Prerequisites: access to a Handle service registered in the Onezone. See the Handle Service API documentation for documentation on registering a new Handle service or ask a Onezone administrator to authorize you to use an existing Handle service already registered in the Onezone.
The following variables should be set:
API_ACCESS_TOKEN
: Onedata API access tokenONEZONE_HOST
: name or IP of the Onezone host (to use Onezone API).ONEPROVIDER_HOST
: name or IP of the Oneprovider host (to use Oneprovider API)
# Getting the IDs of the available Handle Services
$ curl -sS --tlsv1.2 -H "X-Auth-Token: $API_ACCESS_TOKEN" \
"$ONEZONE_HOST/api/v3/onezone/user/handle_services"

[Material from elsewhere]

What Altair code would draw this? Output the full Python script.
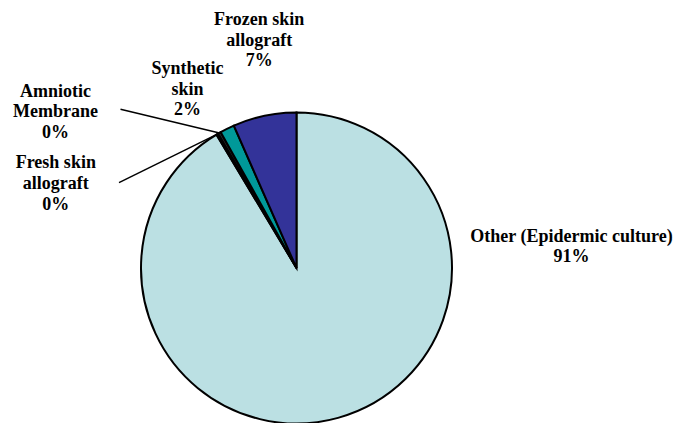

HANDLE_SERVICE=<HANDLE_SERVICE_ID>
# Getting details about a specific Handle service
$ curl -sS --tlsv1.2 -H "X-Auth-Token: $API_ACCESS_TOKEN" \
"$ONEZONE_HOST/api/v3/onezone/user/handle_services/$HANDLE_SERVICE"
# Listing all spaces
$ curl -sS --tlsv1.2 -H "X-Auth-Token: $API_ACCESS_TOKEN" \
"$ONEZONE_HOST/api/v3/onezone/user/effective_spaces/" | jq '.'
# Displaying details of a space
$ curl -sS --tlsv1.2 -H "X-Auth-Token: $API_ACCESS_TOKEN" \
"$ONEZONE_HOST/api/v3/onezone/spaces/$SPACE_ID" | jq '.'
# Listing content of a space
$ curl -sS --tlsv1.2 -H "X-Auth-Token: $API_ACCESS_TOKEN" \
"$ONEPROVIDER_HOST/api/v3/oneprovider/files/EGI%20Foundation/" | jq '.'
# Creating a share of a subdirectory of a space
$ DIR_ID_TO_SHARE=<DIR_ID>
$ curl -sS --tlsv1.2 -H "X-Auth-Token: $API_ACCESS_TOKEN" \
-X POST -H 'Content-Type: application/json' \
-d '{"name": "input"}'
"$ONEPROVIDER_HOST/api/v3/oneprovider/shares-id/$DIR_ID_TO_SHARE" | jq '.'
# Displaying the share
$ SHARE_ID=<SHARED_ID>
$ curl -sS --tlsv1.2 -H "X-Auth-Token: $API_ACCESS_TOKEN" \
"$ONEZONE_HOST/api/v3/onezone/shares/$SHARE_ID" | jq '.'
# Registering a handle
# Proper Dublin Core metadata is required
# It can be created using https://nsteffel.github.io/dublin_core_generator/generator_nq.html
$ cat metadata.xml
# Escape double quotes and drop line return
$ METADATA=$(cat metadata.xml | sed 's/"/\\"/g' | tr '\n' ' ')
# On handle creation the created handles is provided in the Location header
$ curl -D - --tlsv1.2 -H "X-Auth-Token: $API_ACCESS_TOKEN" \
-H "Content-type: application/json" -X POST \
-d '{"handleServiceId": "'"$HANDLE_SERVICE_ID"'", "resourceType": "Share", "resourceId": "'"$SHARE_ID"'", "metadata": "'"$METADATA"'"}' \
"$ONEZONE_HOST/api/v3/onezone/user/handles"
# Listing handles
$ curl --tlsv1.2 -H "X-Auth-Token: $API_ACCESS_TOKEN" \
"$ONEZONE_HOST/api/v3/onezone/user/handles"
# Displaying a handle
$ HANDLE_ID=<HANDLE_ID>
$ curl --tlsv1.2 -H "X-Auth-Token: $API_ACCESS_TOKEN" \
"$ONEZONE_HOST/api/v3/onezone/user/handles/$HANDLE_ID"
Subscribe to file events
Following is an example of how to subscribe to DataHub to receive notification on file events which is described in details in the official documentation Subscribe to file events:
$ curl -N -H "X-Auth-Token: $TOKEN" \
-X POST "https://$ONEPROVIDER_HOST/api/v3/oneprovider/changes/metadata/$SPACE_ID" \
-H "Content-Type: application/json" -d "@./changes_req.json"
This requires the permission set as following:
For groups or single users. For single users, one way to add one is to select Effective members" -> in the user list search for the required user and “Make an owner”. In this case the user will have admins privileges in addition to the one required. As this might not be the desired configuration it will be enough to remove all the unwanted permissions, e.g.: make it the same as the VO to which the user belongs to, and leave only, as extra, the permission shown in the screenshot.